**Your goal**
Give back exactly the lines from the beginning of the listing below to the line holding "970, 980, 990, 1000, 1710, 1785, 1805, 1880, 12750];", both ends included; the pictures stay out.

**Data lines**
────────────────────

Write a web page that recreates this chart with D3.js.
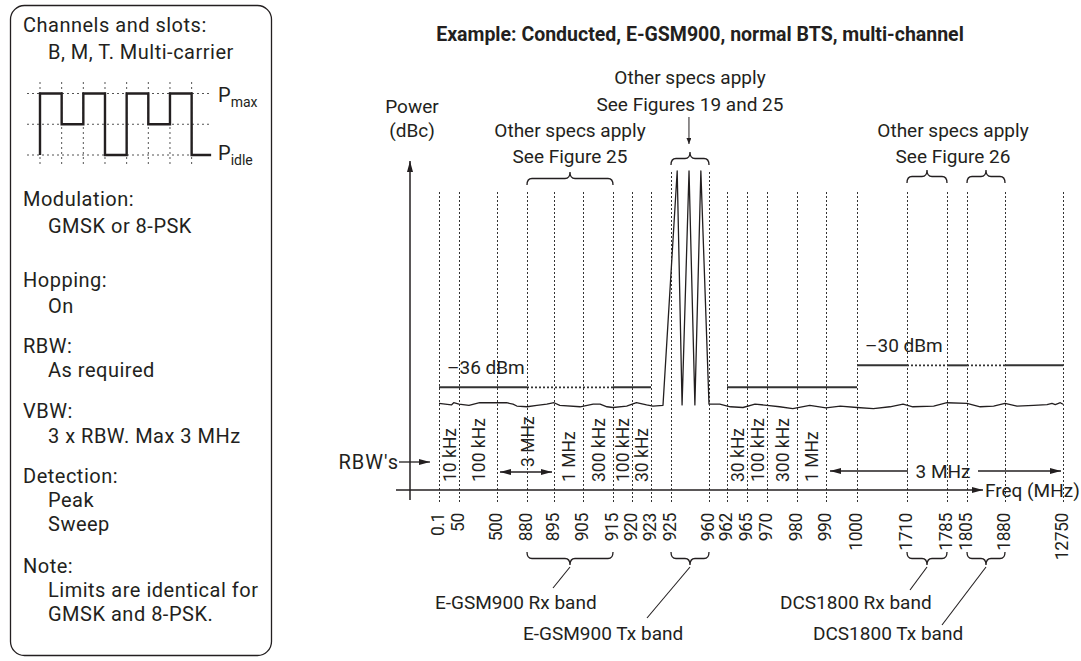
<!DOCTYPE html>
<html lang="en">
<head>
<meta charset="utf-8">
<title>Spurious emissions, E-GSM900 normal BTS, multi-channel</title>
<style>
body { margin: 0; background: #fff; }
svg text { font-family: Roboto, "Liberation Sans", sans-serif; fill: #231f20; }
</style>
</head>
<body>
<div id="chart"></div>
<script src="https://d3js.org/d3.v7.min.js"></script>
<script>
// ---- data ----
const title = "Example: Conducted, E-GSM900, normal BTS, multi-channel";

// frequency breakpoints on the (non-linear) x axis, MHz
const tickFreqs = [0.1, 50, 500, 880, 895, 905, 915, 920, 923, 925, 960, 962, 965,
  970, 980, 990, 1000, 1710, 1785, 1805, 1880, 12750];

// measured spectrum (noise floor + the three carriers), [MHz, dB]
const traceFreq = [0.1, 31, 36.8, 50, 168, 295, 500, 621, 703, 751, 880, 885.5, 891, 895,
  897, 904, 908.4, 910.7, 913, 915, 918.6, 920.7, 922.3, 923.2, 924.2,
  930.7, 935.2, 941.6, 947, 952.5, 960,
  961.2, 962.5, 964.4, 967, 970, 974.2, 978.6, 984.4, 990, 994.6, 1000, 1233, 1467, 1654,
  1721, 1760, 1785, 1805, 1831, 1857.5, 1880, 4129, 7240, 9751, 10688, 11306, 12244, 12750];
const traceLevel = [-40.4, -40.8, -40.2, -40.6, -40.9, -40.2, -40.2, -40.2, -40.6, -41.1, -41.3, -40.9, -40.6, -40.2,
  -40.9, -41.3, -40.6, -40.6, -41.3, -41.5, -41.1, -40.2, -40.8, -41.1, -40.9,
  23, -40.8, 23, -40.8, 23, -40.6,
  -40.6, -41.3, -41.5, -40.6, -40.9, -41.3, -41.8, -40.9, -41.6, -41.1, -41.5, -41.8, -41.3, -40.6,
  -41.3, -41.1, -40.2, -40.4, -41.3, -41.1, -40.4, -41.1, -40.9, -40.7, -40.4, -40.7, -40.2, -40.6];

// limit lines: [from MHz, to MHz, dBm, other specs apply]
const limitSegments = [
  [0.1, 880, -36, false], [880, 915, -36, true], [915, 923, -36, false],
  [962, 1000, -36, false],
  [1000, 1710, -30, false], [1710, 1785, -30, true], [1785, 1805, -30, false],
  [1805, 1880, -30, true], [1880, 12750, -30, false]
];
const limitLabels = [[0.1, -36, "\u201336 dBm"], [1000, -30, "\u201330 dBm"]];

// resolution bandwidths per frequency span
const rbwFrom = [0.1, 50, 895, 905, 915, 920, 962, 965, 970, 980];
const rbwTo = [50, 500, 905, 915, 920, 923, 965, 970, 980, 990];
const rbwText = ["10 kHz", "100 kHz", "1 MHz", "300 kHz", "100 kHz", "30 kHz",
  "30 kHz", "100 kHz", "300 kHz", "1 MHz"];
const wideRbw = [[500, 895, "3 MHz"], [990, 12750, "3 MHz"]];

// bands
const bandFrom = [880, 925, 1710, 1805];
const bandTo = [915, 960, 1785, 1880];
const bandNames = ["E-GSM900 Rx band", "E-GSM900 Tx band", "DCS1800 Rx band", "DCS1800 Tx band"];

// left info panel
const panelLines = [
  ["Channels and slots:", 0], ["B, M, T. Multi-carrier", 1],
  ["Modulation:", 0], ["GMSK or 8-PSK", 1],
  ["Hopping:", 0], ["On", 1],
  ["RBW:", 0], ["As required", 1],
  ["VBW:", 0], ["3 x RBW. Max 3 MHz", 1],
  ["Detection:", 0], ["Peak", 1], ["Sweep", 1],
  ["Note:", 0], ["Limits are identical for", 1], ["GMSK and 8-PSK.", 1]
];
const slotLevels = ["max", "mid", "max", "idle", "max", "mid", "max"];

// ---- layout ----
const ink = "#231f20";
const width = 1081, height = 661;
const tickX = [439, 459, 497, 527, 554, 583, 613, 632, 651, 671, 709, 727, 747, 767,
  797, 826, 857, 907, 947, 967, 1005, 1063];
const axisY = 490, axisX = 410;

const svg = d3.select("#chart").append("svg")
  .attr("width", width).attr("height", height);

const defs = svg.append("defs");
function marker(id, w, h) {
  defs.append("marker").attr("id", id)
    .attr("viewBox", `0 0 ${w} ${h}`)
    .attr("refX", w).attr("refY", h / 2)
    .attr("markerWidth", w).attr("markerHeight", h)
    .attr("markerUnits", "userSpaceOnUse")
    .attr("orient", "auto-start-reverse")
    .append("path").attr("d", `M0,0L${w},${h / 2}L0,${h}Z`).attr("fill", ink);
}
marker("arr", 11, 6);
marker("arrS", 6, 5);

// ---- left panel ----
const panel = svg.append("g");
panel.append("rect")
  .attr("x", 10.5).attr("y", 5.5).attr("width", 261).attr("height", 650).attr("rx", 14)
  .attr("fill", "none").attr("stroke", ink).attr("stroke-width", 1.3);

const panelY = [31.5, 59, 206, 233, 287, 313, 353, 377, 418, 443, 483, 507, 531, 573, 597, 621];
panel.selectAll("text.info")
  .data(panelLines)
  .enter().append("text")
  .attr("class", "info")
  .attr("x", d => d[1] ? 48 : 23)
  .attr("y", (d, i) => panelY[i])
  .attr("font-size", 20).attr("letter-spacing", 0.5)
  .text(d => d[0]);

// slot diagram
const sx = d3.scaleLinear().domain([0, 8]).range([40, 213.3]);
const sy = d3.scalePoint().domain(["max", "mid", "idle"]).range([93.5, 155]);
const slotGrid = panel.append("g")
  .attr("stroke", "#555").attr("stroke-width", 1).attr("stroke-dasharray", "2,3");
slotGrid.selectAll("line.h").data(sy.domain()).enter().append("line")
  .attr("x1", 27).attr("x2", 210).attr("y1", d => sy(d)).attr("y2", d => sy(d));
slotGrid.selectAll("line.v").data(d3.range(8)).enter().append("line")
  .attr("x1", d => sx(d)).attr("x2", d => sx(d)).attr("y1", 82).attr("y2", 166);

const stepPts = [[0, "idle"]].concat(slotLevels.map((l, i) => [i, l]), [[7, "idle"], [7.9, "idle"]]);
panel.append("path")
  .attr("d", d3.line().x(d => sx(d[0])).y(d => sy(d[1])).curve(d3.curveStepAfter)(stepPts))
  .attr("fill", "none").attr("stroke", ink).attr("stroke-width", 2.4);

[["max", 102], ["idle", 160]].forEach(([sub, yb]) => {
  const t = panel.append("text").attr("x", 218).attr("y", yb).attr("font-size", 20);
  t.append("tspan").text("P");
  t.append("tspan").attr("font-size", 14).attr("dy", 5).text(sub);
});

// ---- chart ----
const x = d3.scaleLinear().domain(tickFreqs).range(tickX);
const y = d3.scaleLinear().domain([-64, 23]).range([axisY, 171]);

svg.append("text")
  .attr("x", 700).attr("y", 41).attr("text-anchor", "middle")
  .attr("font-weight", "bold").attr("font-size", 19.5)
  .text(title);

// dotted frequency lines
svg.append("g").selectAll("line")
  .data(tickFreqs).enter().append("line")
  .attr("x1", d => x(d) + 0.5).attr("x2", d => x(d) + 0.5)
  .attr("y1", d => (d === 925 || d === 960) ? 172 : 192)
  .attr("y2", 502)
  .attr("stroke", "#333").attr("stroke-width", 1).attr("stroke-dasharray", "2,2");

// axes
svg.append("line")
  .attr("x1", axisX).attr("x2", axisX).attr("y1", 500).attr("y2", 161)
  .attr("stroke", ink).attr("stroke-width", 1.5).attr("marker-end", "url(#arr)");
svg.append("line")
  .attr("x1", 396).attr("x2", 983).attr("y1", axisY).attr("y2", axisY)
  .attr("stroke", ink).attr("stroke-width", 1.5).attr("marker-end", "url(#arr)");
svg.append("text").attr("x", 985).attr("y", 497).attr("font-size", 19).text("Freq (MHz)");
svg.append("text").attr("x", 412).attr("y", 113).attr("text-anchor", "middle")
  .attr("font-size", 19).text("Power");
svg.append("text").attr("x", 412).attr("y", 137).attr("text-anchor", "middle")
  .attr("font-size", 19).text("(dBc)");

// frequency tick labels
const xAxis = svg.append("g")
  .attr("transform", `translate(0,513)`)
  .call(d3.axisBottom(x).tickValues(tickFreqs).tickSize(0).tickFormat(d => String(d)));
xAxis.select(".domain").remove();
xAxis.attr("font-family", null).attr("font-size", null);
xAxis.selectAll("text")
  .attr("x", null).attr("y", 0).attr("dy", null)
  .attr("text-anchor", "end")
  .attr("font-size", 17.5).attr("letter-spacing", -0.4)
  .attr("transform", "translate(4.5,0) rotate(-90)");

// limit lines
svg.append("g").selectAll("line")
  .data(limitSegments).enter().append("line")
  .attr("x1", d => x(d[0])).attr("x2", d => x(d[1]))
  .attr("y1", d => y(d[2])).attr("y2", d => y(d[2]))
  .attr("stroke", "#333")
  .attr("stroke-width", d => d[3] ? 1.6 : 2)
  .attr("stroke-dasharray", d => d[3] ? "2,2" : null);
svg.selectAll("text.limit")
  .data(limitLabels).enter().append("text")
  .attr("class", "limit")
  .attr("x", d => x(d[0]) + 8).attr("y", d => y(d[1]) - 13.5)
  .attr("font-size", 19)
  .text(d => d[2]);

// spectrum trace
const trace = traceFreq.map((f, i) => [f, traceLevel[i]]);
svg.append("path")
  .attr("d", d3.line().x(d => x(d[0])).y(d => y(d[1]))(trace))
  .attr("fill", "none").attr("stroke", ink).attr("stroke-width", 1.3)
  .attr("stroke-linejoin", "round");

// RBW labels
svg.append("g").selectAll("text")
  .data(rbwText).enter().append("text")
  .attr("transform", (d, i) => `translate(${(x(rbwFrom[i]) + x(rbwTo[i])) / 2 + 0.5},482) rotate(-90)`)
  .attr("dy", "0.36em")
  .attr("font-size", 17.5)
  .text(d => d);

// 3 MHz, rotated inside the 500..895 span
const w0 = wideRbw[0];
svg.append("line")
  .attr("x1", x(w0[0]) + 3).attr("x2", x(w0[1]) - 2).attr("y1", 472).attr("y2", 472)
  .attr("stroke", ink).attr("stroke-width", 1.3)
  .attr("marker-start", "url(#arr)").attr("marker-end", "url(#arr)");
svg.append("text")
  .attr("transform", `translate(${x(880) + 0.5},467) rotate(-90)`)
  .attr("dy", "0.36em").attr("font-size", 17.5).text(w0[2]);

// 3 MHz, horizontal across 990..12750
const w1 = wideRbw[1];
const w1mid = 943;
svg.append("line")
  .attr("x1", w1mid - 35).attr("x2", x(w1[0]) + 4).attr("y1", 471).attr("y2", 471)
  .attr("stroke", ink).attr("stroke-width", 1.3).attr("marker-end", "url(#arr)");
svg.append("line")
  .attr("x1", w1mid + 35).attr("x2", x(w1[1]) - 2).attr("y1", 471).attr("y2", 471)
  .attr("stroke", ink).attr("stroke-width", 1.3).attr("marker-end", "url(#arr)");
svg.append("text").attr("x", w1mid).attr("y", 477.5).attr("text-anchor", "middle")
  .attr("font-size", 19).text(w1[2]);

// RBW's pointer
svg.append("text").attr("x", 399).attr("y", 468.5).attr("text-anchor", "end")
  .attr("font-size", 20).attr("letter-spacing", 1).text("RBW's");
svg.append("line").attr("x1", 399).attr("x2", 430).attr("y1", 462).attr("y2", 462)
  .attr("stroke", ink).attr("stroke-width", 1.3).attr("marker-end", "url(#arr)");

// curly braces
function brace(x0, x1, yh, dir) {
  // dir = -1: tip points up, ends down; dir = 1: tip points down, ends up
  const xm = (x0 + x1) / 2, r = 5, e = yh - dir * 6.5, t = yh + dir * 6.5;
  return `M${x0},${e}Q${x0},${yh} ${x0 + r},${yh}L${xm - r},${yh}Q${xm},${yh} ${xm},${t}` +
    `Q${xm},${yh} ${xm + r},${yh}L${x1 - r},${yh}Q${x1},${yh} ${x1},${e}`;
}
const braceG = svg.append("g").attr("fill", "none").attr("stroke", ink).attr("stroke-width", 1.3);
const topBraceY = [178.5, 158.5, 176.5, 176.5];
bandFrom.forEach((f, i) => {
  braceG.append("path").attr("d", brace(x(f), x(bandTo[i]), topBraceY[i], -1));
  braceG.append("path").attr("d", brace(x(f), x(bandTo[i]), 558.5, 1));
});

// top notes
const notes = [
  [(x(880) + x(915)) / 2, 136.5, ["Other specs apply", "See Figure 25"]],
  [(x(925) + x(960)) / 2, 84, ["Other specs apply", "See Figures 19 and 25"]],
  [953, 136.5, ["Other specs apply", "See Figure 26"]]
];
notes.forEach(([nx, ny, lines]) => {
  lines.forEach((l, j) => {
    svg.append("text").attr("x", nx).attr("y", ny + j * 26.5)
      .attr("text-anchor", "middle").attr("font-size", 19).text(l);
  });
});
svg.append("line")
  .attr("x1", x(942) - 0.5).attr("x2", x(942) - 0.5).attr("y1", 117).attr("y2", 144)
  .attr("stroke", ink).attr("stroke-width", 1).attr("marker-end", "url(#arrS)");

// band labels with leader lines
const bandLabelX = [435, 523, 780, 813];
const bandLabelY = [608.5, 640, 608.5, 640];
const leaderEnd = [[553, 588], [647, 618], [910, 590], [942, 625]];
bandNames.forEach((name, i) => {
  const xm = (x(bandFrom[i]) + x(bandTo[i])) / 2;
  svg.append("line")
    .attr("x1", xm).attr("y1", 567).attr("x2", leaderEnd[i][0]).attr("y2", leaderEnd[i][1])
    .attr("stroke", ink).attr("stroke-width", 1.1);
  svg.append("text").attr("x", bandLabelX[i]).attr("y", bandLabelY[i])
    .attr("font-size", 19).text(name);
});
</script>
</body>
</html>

────────────────────

**Task output**
Write a web page that recreates this chart with D3.js.
<!DOCTYPE html>
<html lang="en">
<head>
<meta charset="utf-8">
<title>Spurious emissions, E-GSM900 normal BTS, multi-channel</title>
<style>
body { margin: 0; background: #fff; }
svg text { font-family: Roboto, "Liberation Sans", sans-serif; fill: #231f20; }
</style>
</head>
<body>
<div id="chart"></div>
<script src="https://d3js.org/d3.v7.min.js"></script>
<script>
// ---- data ----
const title = "Example: Conducted, E-GSM900, normal BTS, multi-channel";

// frequency breakpoints on the (non-linear) x axis, MHz
const tickFreqs = [0.1, 50, 500, 880, 895, 905, 915, 920, 923, 925, 960, 962, 965,
  970, 980, 990, 1000, 1710, 1785, 1805, 1880, 12750];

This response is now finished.